> Required task:
Line by line, repeat the data below exactly, beginning at the first line and ending at the line with "const FONT = 'Liberation". Omit pictures.

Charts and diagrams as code
┄┄┄┄┄┄┄┄┄┄┄┄┄┄┄┄┄┄┄┄

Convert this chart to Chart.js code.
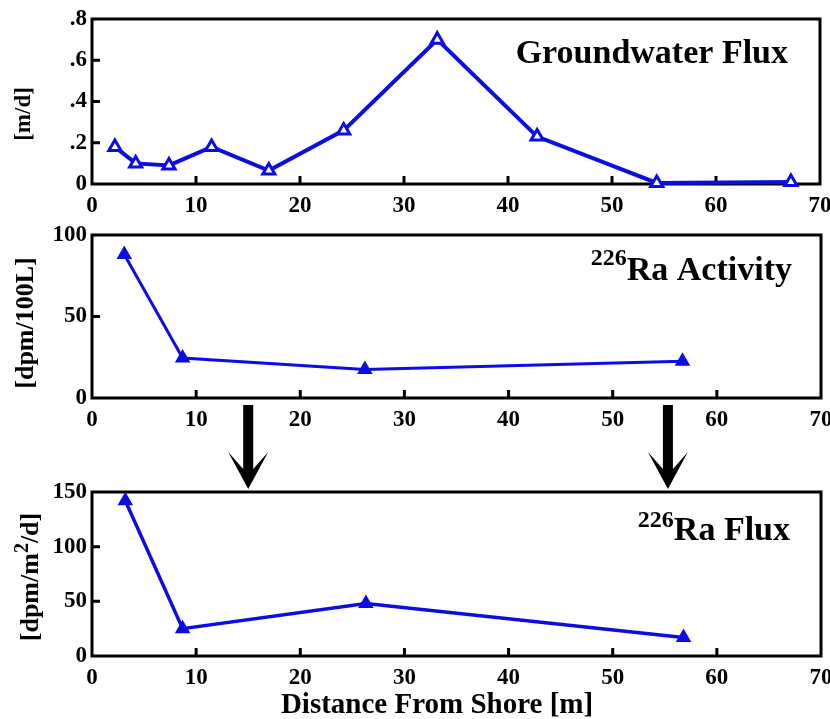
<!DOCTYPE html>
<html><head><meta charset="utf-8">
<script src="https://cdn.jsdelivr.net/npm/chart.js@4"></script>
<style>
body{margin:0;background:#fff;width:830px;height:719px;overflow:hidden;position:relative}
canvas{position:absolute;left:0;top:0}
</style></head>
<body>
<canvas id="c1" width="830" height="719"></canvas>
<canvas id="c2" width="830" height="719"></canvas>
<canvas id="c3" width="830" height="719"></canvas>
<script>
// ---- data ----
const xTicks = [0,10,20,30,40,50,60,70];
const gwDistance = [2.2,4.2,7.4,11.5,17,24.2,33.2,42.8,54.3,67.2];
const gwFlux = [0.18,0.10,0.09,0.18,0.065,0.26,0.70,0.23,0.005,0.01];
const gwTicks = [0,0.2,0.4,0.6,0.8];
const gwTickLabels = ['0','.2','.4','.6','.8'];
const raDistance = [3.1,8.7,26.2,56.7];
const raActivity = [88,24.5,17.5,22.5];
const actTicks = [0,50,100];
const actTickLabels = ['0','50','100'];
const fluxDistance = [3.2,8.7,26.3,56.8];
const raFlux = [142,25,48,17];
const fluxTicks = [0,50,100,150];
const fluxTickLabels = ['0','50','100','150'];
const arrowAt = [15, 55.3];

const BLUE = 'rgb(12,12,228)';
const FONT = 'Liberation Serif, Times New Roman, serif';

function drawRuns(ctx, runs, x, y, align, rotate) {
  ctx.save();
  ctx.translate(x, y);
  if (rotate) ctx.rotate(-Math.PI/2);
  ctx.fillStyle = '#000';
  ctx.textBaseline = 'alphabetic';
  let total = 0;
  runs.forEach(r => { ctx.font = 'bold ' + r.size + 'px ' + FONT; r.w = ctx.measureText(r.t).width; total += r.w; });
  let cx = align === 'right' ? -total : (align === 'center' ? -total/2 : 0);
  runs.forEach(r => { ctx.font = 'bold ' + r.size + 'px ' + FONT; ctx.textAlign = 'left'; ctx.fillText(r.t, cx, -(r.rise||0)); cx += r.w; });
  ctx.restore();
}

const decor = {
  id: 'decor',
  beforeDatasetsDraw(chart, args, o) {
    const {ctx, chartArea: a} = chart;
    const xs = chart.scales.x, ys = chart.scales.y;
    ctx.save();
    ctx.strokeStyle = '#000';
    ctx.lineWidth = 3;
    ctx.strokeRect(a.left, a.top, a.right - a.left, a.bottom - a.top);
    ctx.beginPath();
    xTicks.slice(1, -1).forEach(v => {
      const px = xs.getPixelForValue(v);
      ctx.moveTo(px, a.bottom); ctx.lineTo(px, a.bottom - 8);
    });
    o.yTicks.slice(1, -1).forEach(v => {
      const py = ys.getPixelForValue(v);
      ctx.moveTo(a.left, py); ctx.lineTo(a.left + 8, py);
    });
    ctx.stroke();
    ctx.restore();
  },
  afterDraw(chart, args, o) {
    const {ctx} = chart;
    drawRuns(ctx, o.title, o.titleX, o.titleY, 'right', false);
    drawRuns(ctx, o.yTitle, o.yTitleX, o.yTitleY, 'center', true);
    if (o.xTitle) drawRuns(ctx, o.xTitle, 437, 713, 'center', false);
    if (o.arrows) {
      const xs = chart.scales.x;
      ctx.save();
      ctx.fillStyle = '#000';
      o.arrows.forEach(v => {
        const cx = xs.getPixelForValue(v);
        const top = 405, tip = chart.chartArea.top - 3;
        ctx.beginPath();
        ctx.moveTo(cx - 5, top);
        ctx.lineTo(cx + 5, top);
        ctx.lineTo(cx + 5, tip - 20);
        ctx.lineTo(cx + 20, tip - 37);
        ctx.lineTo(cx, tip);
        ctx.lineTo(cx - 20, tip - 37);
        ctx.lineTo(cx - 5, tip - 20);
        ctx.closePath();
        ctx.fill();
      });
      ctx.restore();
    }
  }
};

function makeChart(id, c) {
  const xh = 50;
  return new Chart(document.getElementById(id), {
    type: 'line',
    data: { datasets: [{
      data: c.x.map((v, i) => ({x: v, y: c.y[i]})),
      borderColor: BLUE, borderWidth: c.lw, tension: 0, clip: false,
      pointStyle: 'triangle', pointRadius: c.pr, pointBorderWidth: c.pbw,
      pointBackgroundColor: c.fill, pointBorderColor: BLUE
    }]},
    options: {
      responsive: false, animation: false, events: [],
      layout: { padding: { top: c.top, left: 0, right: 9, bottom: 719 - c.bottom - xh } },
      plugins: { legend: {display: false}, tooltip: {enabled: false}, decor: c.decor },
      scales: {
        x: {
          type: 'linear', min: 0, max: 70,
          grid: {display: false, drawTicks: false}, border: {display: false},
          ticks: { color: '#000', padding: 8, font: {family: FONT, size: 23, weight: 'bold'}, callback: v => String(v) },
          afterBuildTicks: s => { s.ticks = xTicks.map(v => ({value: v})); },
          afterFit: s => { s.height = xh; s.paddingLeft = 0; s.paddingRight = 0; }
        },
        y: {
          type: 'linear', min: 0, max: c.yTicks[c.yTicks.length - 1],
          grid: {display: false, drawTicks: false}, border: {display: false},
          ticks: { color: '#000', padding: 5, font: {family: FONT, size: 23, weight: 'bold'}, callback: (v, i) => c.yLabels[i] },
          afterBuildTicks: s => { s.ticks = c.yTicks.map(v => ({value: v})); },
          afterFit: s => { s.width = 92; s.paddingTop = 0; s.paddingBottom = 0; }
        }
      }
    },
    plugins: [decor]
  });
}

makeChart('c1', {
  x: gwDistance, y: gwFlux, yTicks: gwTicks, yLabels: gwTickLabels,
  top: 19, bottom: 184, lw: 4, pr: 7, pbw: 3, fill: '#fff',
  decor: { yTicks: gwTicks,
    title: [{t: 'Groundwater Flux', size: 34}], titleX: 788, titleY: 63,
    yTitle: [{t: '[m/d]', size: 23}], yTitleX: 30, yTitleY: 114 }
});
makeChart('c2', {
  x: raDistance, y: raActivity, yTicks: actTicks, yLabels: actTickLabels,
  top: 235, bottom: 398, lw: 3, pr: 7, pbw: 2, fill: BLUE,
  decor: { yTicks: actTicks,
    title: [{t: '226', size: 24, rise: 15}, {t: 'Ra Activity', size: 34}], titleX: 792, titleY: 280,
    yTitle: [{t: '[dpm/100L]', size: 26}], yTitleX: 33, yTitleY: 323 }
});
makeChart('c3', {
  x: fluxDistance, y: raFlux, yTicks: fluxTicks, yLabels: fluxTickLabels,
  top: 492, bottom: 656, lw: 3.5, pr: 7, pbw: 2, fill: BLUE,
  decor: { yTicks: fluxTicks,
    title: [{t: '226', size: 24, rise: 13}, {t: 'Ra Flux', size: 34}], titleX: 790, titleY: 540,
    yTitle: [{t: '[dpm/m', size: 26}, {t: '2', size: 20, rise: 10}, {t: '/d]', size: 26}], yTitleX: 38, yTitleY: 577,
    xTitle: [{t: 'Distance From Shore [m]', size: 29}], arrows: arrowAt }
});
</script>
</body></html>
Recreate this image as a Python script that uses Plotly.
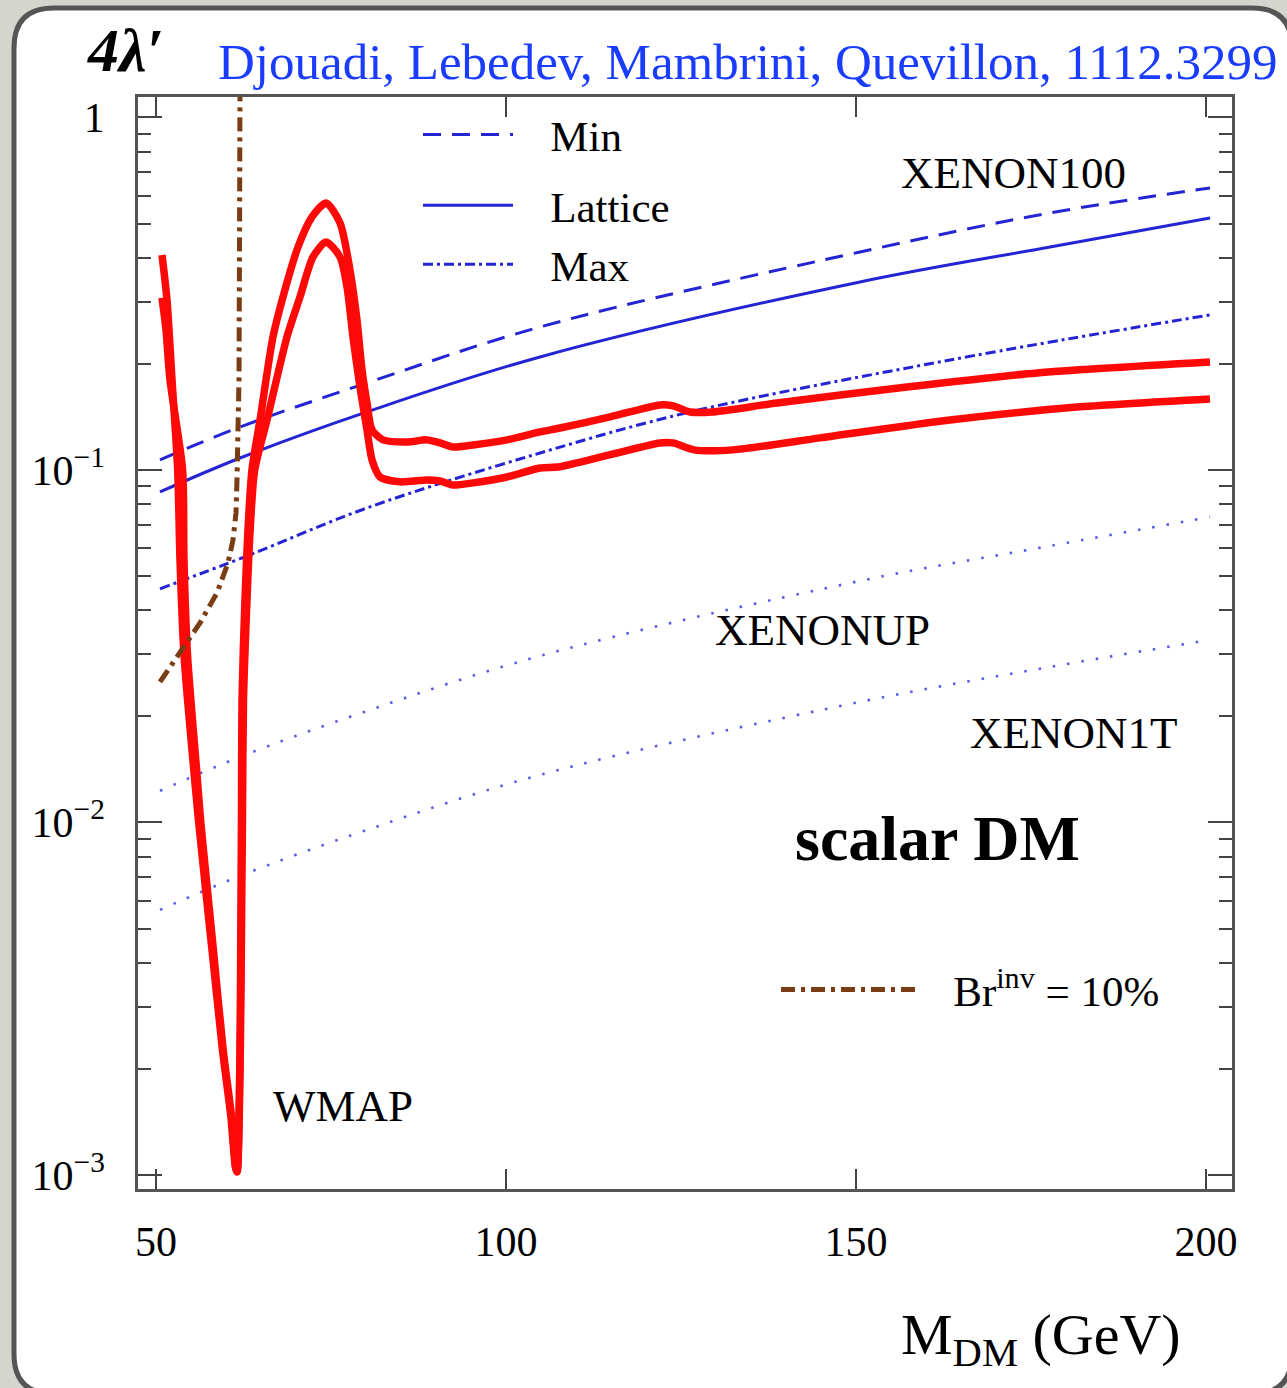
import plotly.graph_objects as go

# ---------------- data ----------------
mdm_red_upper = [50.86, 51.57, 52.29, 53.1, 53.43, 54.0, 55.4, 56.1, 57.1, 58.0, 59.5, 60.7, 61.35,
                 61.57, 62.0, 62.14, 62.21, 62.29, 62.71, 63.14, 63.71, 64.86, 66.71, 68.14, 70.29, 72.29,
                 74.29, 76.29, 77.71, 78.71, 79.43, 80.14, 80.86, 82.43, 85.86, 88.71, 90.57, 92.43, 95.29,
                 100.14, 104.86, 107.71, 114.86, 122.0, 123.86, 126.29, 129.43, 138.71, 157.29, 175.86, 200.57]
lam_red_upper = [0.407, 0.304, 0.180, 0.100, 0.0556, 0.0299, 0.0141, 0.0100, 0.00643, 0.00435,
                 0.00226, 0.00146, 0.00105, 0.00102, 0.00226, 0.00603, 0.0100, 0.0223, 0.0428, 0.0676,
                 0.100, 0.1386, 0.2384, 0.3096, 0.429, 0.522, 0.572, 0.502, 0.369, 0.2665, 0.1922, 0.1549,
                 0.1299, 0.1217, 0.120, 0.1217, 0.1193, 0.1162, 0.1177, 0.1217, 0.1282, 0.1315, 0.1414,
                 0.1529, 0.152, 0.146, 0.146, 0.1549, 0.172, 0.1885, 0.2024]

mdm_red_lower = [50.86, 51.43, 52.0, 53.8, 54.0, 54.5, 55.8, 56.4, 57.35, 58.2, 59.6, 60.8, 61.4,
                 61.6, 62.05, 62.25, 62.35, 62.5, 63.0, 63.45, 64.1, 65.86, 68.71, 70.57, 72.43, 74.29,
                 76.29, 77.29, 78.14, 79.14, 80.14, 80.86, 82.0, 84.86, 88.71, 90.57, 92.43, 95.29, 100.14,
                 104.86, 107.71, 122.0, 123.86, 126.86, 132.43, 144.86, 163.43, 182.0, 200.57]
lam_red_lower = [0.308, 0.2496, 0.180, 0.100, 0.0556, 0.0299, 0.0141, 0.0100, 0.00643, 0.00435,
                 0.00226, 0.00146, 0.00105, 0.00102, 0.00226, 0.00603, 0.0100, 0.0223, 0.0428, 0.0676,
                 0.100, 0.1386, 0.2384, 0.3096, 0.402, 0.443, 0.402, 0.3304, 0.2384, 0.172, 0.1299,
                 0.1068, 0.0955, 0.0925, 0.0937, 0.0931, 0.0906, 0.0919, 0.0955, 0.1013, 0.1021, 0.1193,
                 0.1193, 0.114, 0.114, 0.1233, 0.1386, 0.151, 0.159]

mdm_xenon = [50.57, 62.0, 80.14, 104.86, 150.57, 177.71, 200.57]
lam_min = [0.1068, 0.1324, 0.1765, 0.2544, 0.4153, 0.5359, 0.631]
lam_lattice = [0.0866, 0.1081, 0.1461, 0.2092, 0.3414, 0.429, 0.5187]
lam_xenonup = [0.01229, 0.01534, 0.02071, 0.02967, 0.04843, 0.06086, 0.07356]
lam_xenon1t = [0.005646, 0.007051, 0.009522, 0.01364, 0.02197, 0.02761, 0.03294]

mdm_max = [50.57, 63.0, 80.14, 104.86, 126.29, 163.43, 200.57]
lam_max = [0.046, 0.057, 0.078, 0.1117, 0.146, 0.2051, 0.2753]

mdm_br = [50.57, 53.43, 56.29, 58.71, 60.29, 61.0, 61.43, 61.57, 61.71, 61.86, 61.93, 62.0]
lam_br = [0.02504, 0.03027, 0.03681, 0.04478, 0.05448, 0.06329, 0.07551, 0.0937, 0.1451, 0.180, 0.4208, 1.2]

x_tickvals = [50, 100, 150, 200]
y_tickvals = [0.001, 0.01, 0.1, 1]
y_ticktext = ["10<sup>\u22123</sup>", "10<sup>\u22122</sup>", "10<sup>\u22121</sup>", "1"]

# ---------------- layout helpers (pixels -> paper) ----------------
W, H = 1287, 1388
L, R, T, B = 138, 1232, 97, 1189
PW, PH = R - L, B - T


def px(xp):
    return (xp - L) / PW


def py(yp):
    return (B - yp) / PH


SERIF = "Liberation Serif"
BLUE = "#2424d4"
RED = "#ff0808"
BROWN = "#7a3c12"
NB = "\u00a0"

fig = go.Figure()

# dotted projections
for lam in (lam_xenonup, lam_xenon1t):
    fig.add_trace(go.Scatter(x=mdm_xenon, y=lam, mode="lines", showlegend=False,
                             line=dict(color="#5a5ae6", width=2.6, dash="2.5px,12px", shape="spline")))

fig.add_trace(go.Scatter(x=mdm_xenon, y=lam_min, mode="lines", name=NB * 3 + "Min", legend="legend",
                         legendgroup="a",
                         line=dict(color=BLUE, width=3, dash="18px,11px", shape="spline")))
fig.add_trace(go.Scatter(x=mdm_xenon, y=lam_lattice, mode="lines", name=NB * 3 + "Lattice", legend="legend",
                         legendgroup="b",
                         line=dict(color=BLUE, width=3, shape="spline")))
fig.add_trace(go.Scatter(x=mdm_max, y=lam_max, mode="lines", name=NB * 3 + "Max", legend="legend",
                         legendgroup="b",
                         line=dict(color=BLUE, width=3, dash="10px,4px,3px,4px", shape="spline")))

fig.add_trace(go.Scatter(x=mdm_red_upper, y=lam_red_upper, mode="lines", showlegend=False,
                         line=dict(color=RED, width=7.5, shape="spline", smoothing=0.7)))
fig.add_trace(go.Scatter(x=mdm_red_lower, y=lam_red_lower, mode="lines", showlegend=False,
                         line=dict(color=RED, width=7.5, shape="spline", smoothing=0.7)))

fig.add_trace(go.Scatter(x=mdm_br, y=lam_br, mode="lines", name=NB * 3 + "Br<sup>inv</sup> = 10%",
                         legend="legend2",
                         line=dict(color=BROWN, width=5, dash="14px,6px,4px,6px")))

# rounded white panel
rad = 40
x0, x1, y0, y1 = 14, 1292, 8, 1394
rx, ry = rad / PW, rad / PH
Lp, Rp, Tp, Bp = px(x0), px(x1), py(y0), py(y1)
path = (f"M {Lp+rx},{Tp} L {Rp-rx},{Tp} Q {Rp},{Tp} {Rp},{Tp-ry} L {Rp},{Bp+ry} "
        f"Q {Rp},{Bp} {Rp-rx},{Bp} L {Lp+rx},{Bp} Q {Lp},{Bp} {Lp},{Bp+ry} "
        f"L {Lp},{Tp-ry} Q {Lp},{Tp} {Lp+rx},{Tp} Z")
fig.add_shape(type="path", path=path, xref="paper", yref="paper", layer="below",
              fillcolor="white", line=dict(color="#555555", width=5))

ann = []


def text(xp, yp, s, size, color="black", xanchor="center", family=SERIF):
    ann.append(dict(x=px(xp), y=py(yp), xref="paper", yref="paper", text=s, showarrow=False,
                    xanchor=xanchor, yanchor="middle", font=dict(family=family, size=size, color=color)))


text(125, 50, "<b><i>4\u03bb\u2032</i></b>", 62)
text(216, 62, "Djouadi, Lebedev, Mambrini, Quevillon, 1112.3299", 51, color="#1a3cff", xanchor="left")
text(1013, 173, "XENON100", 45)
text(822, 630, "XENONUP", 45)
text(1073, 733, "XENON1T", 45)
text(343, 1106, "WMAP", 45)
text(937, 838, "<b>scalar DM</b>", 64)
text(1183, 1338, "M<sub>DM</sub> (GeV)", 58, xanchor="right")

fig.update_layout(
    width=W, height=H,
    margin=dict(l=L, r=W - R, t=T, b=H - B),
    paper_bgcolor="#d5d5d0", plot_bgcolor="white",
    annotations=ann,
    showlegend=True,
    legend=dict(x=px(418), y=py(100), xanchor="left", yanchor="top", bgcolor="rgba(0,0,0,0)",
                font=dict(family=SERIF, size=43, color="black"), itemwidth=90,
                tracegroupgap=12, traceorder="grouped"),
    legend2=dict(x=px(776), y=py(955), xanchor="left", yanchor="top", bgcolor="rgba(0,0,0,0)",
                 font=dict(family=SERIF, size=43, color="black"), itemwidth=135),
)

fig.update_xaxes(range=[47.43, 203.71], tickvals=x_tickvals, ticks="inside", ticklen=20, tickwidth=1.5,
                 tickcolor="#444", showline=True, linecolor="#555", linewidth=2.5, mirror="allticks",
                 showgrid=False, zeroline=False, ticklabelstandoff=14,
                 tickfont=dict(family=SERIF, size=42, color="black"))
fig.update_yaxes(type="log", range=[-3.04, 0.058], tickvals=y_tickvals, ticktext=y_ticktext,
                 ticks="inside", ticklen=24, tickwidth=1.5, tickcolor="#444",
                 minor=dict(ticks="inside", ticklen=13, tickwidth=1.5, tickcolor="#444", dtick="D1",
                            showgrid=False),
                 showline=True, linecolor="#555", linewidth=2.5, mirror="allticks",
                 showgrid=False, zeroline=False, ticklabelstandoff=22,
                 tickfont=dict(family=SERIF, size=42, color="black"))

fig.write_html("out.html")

┄┄┄┄┄┄┄┄┄┄┄┄┄┄┄┄┄┄┄┄

> Problem solution:
Convert this chart to Chart.js code.
<!DOCTYPE html>
<html><head><meta charset="utf-8">
<script src="https://cdn.jsdelivr.net/npm/chart.js@4"></script>
<style>
body{margin:0;background:#fff;width:830px;height:719px;overflow:hidden;position:relative}
canvas{position:absolute;left:0;top:0}
</style></head>
<body>
<canvas id="c1" width="830" height="719"></canvas>
<canvas id="c2" width="830" height="719"></canvas>
<canvas id="c3" width="830" height="719"></canvas>
<script>
// ---- data ----
const xTicks = [0,10,20,30,40,50,60,70];
const gwDistance = [2.2,4.2,7.4,11.5,17,24.2,33.2,42.8,54.3,67.2];
const gwFlux = [0.18,0.10,0.09,0.18,0.065,0.26,0.70,0.23,0.005,0.01];
const gwTicks = [0,0.2,0.4,0.6,0.8];
const gwTickLabels = ['0','.2','.4','.6','.8'];
const raDistance = [3.1,8.7,26.2,56.7];
const raActivity = [88,24.5,17.5,22.5];
const actTicks = [0,50,100];
const actTickLabels = ['0','50','100'];
const fluxDistance = [3.2,8.7,26.3,56.8];
const raFlux = [142,25,48,17];
const fluxTicks = [0,50,100,150];
const fluxTickLabels = ['0','50','100','150'];
const arrowAt = [15, 55.3];

const BLUE = 'rgb(12,12,228)';
const FONT = 'Liberation Serif, Times New Roman, serif';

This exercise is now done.